>>>
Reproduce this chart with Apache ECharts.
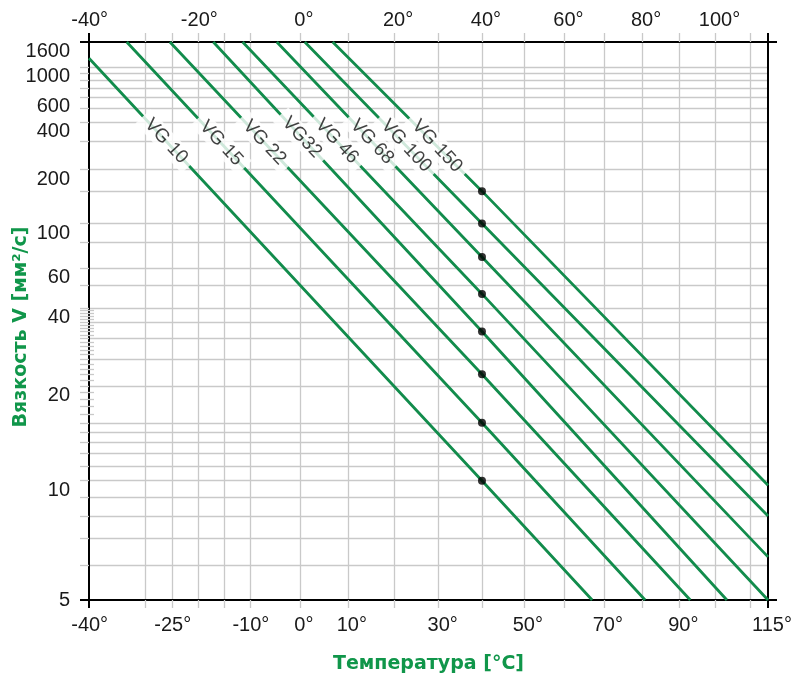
<!DOCTYPE html>
<html><head><meta charset="utf-8">
<script src="https://cdn.jsdelivr.net/npm/echarts@6/dist/echarts.min.js"></script>
<style>html,body{margin:0;padding:0;background:#fff}#c{width:803px;height:676px}</style>
</head><body><div id="c"></div>
<script>
// ---- data ----
const grades = ['VG 10','VG 15','VG 22','VG32','VG 46','VG 68','VG 100','VG 150'];
const gradeVisc40 = [10, 15, 22, 32, 46, 68, 100, 150];
const refTemp = 40;
const startTemp = [-40, -33.3, -25.4, -17.2, -11.5, -4.7, 1.0, 6.8];
const startVisc = [1180, 1600, 1600, 1600, 1600, 1600, 1600, 1600];
const endTemp = [67.0, 80.8, 93.0, 103.2, 115, 115, 115, 115];
const endVisc = [5, 5, 5, 5, 5, 6.3, 8.0, 9.7];
const topTempLabels = [-40, -20, 0, 20, 40, 60, 80, 100];
const bottomTempLabels = [-40, -25, -10, 0, 10, 30, 50, 70, 90, 115];
const tempGrid = [-30, -25, -20, -15, -10, 0, 10, 20, 30, 40, 50, 60, 70, 80, 90, 100, 110];
const viscLabels = [5, 10, 20, 40, 60, 100, 200, 400, 600, 1000, 1600];
const viscGrid = [6, 7, 8, 9, 10, 11, 12, 13, 14, 15, 20, 25, 30, 35, 40, 50, 60, 80, 100, 150, 200, 300, 400, 500, 600, 700, 800, 900, 1000];
const viscMinor = [16, 17, 18, 19, 21, 22, 23, 24, 26, 27, 28, 29, 31, 32, 33, 34, 36, 37, 38, 39];
const tempMin = -40, tempMax = 115, viscMin = 5, viscMax = 1600;

// ---- layout config (label anchor temperatures along each line) ----
const labelAtTemp = [-26.1, -15.7, -7.2, 0.4, 7.7, 15.2, 22.7, 29.6];

// ---- scales (log absolute temperature, ASTM log-log viscosity) ----
const tx = t => Math.log10(t + 273.15);
const ty = v => Math.log10(Math.log10(v + 0.7));
const XMIN = tx(tempMin), XMAX = tx(tempMax), YMIN = ty(viscMin), YMAX = ty(viscMax);

const GREEN_LINE = '#128c4c', GREEN_TEXT = '#10964a', GRID = '#c9c9c9';
const FONT = 'Liberation Sans';
const FS = 20;

function tempLabel(u) {
  const t = Math.round(Math.pow(10, u) - 273.15);
  const s = Math.abs(t) + '°';
  return t < 0 ? '{g|°}-' + s + '{g|-}' : '{g|°}' + s;
}
function viscLabel(w) {
  return String(Math.round(Math.pow(10, Math.pow(10, w)) - 0.7));
}
const richHidden = { g: { color: 'rgba(0,0,0,0)', fontSize: FS, fontFamily: FONT } };

const lineSeries = grades.map((g, i) => ({
  type: 'line', name: g, xAxisIndex: 0, yAxisIndex: 0,
  symbol: 'none', silent: true, z: 3,
  lineStyle: { color: GREEN_LINE, width: 2.8 },
  data: [
    [tx(startTemp[i]), ty(startVisc[i])],
    [tx(refTemp), ty(gradeVisc40[i])],
    [tx(endTemp[i]), ty(endVisc[i])]
  ]
}));

const labelData = grades.map((g, i) => {
  const u0 = tx(startTemp[i]), w0 = ty(startVisc[i]);
  const u1 = tx(refTemp), w1 = ty(gradeVisc40[i]);
  const u = tx(labelAtTemp[i]);
  const w = w0 + (u - u0) / (u1 - u0) * (w1 - w0);
  return { name: g, value: [u, w] };
});

const xCommon = { type: 'value', min: XMIN, max: XMAX, gridIndex: 0 };
const yCommon = { type: 'value', min: YMIN, max: YMAX, gridIndex: 0 };
const gridTick = { show: true, length: 8, lineStyle: { color: GRID, width: 1.3 } };
const blackTick = (len) => ({ show: true, length: len, lineStyle: { color: '#000', width: 2 } });
const titleStyle = { color: GREEN_TEXT, fontSize: 19, fontWeight: 'bold', fontFamily: 'DejaVu Sans' };

const option = {
  animation: false,
  backgroundColor: '#fff',
  grid: { left: 89, right: 35, top: 42, bottom: 76, containLabel: false, outerBoundsMode: 'none' },
  xAxis: [
    Object.assign({}, xCommon, {
      position: 'bottom',
      axisLine: { show: true, onZero: false, lineStyle: { color: '#000', width: 2 } },
      axisTick: Object.assign({}, gridTick, { customValues: tempGrid.map(tx) }),
      splitLine: { show: true, lineStyle: { color: GRID, width: 1.3 } },
      axisLabel: { show: true, customValues: bottomTempLabels.map(tx), formatter: tempLabel, rich: richHidden,
                   margin: 15, fontSize: FS, color: '#1a1a1a', fontFamily: FONT },
      name: 'Температура [°C]', nameLocation: 'middle', nameGap: 55, nameMoveOverlap: false,
      nameTextStyle: titleStyle
    }),
    Object.assign({}, xCommon, {
      position: 'top',
      axisLine: { show: true, onZero: false, lineStyle: { color: '#000', width: 2 } },
      axisTick: Object.assign({}, gridTick, { length: 9, customValues: tempGrid.map(tx) }),
      splitLine: { show: false },
      axisLabel: { show: true, customValues: topTempLabels.map(tx), formatter: tempLabel, rich: richHidden,
                   margin: 12, fontSize: FS, color: '#1a1a1a', fontFamily: FONT }
    }),
    Object.assign({}, xCommon, {
      position: 'bottom', axisLine: { show: false, onZero: false },
      axisTick: Object.assign(blackTick(8), { customValues: [XMIN, XMAX] }),
      axisLabel: { show: false }, splitLine: { show: false }
    }),
    Object.assign({}, xCommon, {
      position: 'top', axisLine: { show: false, onZero: false },
      axisTick: Object.assign(blackTick(9), { customValues: [XMIN, XMAX] }),
      axisLabel: { show: false }, splitLine: { show: false }
    })
  ],
  yAxis: [
    Object.assign({}, yCommon, {
      position: 'left',
      axisLine: { show: true, onZero: false, lineStyle: { color: '#000', width: 2 } },
      axisTick: Object.assign({}, gridTick, { length: 9, customValues: viscGrid.map(ty) }),
      splitLine: { show: true, lineStyle: { color: GRID, width: 1.3 } },
      axisLabel: { show: true, customValues: viscLabels.filter(v => v !== viscMin).map(ty), formatter: viscLabel,
                   verticalAlign: 'top', lineHeight: 19, margin: 19, fontSize: FS, color: '#1a1a1a', fontFamily: FONT },
      name: 'Вязкость V [мм²/с]', nameLocation: 'middle', nameGap: 58, nameRotate: 90, nameMoveOverlap: false,
      nameTextStyle: Object.assign({ padding: [0, 12, 0, 0] }, titleStyle)
    }),
    Object.assign({}, yCommon, {
      position: 'left', axisLine: { show: false, onZero: false },
      axisTick: Object.assign({}, gridTick, { length: 9, customValues: viscMinor.map(ty) }),
      splitLine: { show: false },
      axisLabel: { show: true, customValues: [ty(viscMin)], formatter: viscLabel,
                   margin: 19, fontSize: FS, color: '#1a1a1a', fontFamily: FONT }
    }),
    Object.assign({}, yCommon, {
      position: 'left', axisLine: { show: false, onZero: false },
      axisTick: Object.assign({}, gridTick, { inside: true, length: 5, customValues: viscMinor.map(ty) }),
      splitLine: { show: false }, axisLabel: { show: false }
    }),
    Object.assign({}, yCommon, {
      position: 'left', axisLine: { show: false, onZero: false },
      axisTick: Object.assign(blackTick(9), { customValues: [YMIN, YMAX] }),
      splitLine: { show: false }, axisLabel: { show: false }
    }),
    Object.assign({}, yCommon, {
      position: 'right',
      axisLine: { show: true, onZero: false, lineStyle: { color: '#000', width: 2 } },
      axisTick: Object.assign(blackTick(9), { customValues: [YMIN, YMAX] }),
      splitLine: { show: false }, axisLabel: { show: false }
    })
  ],
  series: lineSeries.concat([
    {
      type: 'scatter', name: 'labels', xAxisIndex: 0, yAxisIndex: 0, z: 8, silent: true,
      symbolSize: 0, data: labelData,
      label: { show: true, position: 'inside', formatter: '{b}', rotate: -47,
               fontSize: 19, color: '#111', fontFamily: FONT,
               backgroundColor: '#fff', padding: [1, 7] }
    },
    {
      type: 'scatter', name: 'ref', xAxisIndex: 0, yAxisIndex: 0, z: 9, silent: true,
      symbolSize: 8, itemStyle: { color: '#000' },
      data: gradeVisc40.map(v => [tx(refTemp), ty(v)])
    }
  ])
};

const chart = echarts.init(document.getElementById('c'), null, { renderer: 'canvas' });
chart.setOption(option);
</script>
</body></html>
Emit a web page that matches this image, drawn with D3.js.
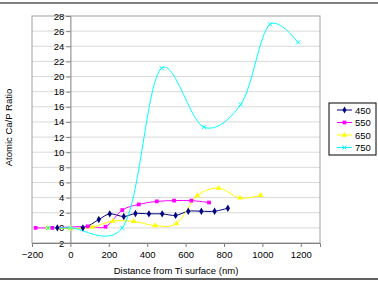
<!DOCTYPE html>
<html>
<head>
<meta charset="utf-8">
<script src="https://cdn.jsdelivr.net/npm/d3@7"></script>
<style>
  body { margin: 0; background: #fff; }
  text { font-family: "Liberation Sans", Arial, sans-serif; }
</style>
</head>
<body>
<div id="chart"></div>
<script>
// series
const seriesNames = ["450", "550", "650", "750"];
const x450 = [-68, 65, 148, 205, 278, 339, 409, 478, 548, 614, 682, 751, 820];
const y450 = [0, 0, 1.1, 1.85, 1.5, 1.9, 1.85, 1.85, 1.65, 2.2, 2.2, 2.2, 2.6];
const x550 = [-181, -94, 90, 183, 270, 356, 450, 540, 630, 722];
const y550 = [0, 0, 0.2, 0.15, 2.35, 3.1, 3.5, 3.6, 3.6, 3.35];
const x650 = [-118, 0, 113, 221, 330, 442, 552, 661, 772, 883, 991];
const y650 = [0, -0.1, 0.1, 0.9, 0.85, 0.3, 0.55, 4.25, 5.25, 3.95, 4.3];
const x750 = [-116, 0, 270, 475, 696, 887, 1040, 1186];
const y750 = [0, 0, 0, 21.1, 13.3, 16.3, 26.9, 24.5];
const xTicks = [-200, 0, 200, 400, 600, 800, 1000, 1200];
const yTicks = d3.range(-2, 29, 2);

const colors = ["#000080", "#ff00ff", "#ffff00", "#00ffff"];
const symbols = [d3.symbolDiamond, d3.symbolSquare, d3.symbolTriangle, "cross"];

const series = [
  { name: "450", xs: x450, ys: y450 },
  { name: "550", xs: x550, ys: y550 },
  { name: "650", xs: x650, ys: y650 },
  { name: "750", xs: x750, ys: y750 }
].map((s, i) => ({
  ...s, color: colors[i], symbol: symbols[i],
  points: s.xs.map((v, j) => [v, s.ys[j]])
}));

const svgWidth = 378;
const svgHeight = 285;
const margin = { top: 16, right: 58, bottom: 42, left: 32 };
const width = svgWidth - margin.left - margin.right;
const height = svgHeight - margin.top - margin.bottom;

const root = d3.select("#chart")
  .append("svg")
  .attr("width", svgWidth)
  .attr("height", svgHeight);

// frame lines top and bottom
root.append("line").attr("x1", 0).attr("x2", svgWidth).attr("y1", 3).attr("y2", 3)
  .style("stroke", "#808080").style("stroke-width", 2);
root.append("line").attr("x1", 0).attr("x2", svgWidth).attr("y1", 279).attr("y2", 279)
  .style("stroke", "#606060").style("stroke-width", 2);

const svg = root.append("g")
  .attr("transform", `translate(${margin.left},${margin.top})`);

const x = d3.scaleLinear().domain([-200, 1300]).range([0, width]);
const y = d3.scaleLinear().domain([-2, 28]).range([height, 0]);

// gridlines
svg.selectAll(".grid")
  .data(yTicks.filter(d => d > -2 && d < 28))
  .join("line")
  .attr("x1", 0).attr("x2", width)
  .attr("y1", d => y(d)).attr("y2", d => y(d))
  .style("stroke", "#d9d9d9").style("stroke-width", 1);

// plot area border
svg.append("rect")
  .attr("x", 0).attr("y", 0).attr("width", width).attr("height", height)
  .style("fill", "none").style("stroke", "#a0a0a0");

// y axis at x = 0
const yAxis = svg.append("g")
  .attr("transform", `translate(${x(0)},0)`)
  .call(d3.axisLeft(y).tickValues(yTicks).tickSize(4).tickPadding(2));
yAxis.select(".domain").style("stroke", "#808080");
yAxis.selectAll("line").style("stroke", "#808080");
yAxis.selectAll("text").style("font-size", "9.5px").style("fill", "#000");

// x axis at bottom
const xAxis = svg.append("g")
  .attr("transform", `translate(0,${height})`)
  .call(d3.axisBottom(x).tickValues(xTicks).tickFormat(d3.format("d")).tickSize(4).tickPadding(4));
xAxis.select(".domain").style("stroke", "#808080");
xAxis.selectAll("line").style("stroke", "#808080");
xAxis.selectAll("text").style("font-size", "9.5px").style("fill", "#000");

// titles
svg.append("text")
  .attr("x", width / 2).attr("y", height + 31)
  .style("text-anchor", "middle").style("font-size", "9.5px")
  .text("Distance from Ti surface (nm)");
svg.append("text")
  .attr("transform", `translate(${-20},${height / 2 - 2}) rotate(-90)`)
  .style("text-anchor", "middle").style("font-size", "9.5px")
  .text("Atomic Ca/P Ratio");

const line = d3.line()
  .x(d => x(d[0]))
  .y(d => y(d[1]))
  .curve(d3.curveCatmullRom.alpha(0.2));

function drawMarker(g, s, size) {
  if (s.symbol === "cross") {
    g.append("path")
      .attr("d", `M-2,-2L2,2M-2,2L2,-2`)
      .style("stroke", s.color).style("fill", "none").style("stroke-width", 1);
  } else {
    g.append("path")
      .attr("d", d3.symbol().type(s.symbol).size(size)())
      .style("fill", s.color).style("stroke", "none");
  }
}

series.forEach(s => {
  svg.append("path")
    .attr("d", line(s.points))
    .style("fill", "none")
    .style("stroke", s.color)
    .style("stroke-width", 1);
});

series.forEach(s => {
  s.points.forEach(p => {
    const g = svg.append("g").attr("transform", `translate(${x(p[0])},${y(p[1])})`);
    drawMarker(g, s, s.symbol === d3.symbolDiamond ? 16 : 14);
  });
});

// legend
const legend = root.append("g").attr("transform", "translate(329,103)");
legend.append("rect")
  .attr("x", 0).attr("y", 0).attr("width", 47).attr("height", 52)
  .style("fill", "#fff").style("stroke", "#000").style("stroke-width", 1);
series.forEach((s, i) => {
  const row = legend.append("g").attr("transform", `translate(0,${7 + i * 12.5})`);
  row.append("line").attr("x1", 8).attr("x2", 23).attr("y1", 0).attr("y2", 0)
    .style("stroke", s.color);
  const m = row.append("g").attr("transform", "translate(15.5,0)");
  drawMarker(m, s, 14);
  row.append("text").attr("x", 26).attr("y", 3.5)
    .style("font-size", "9.5px").text(s.name);
});
</script>
</body>
</html>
<<<
#### EXERCISE DESCRIPTION:
Find the word "with" in the entries, and copy every line it shows up in.

#### ANSWER IN FULL:
Reproduce this chart with Apache ECharts.
Emit a web page that matches this image, drawn with D3.js.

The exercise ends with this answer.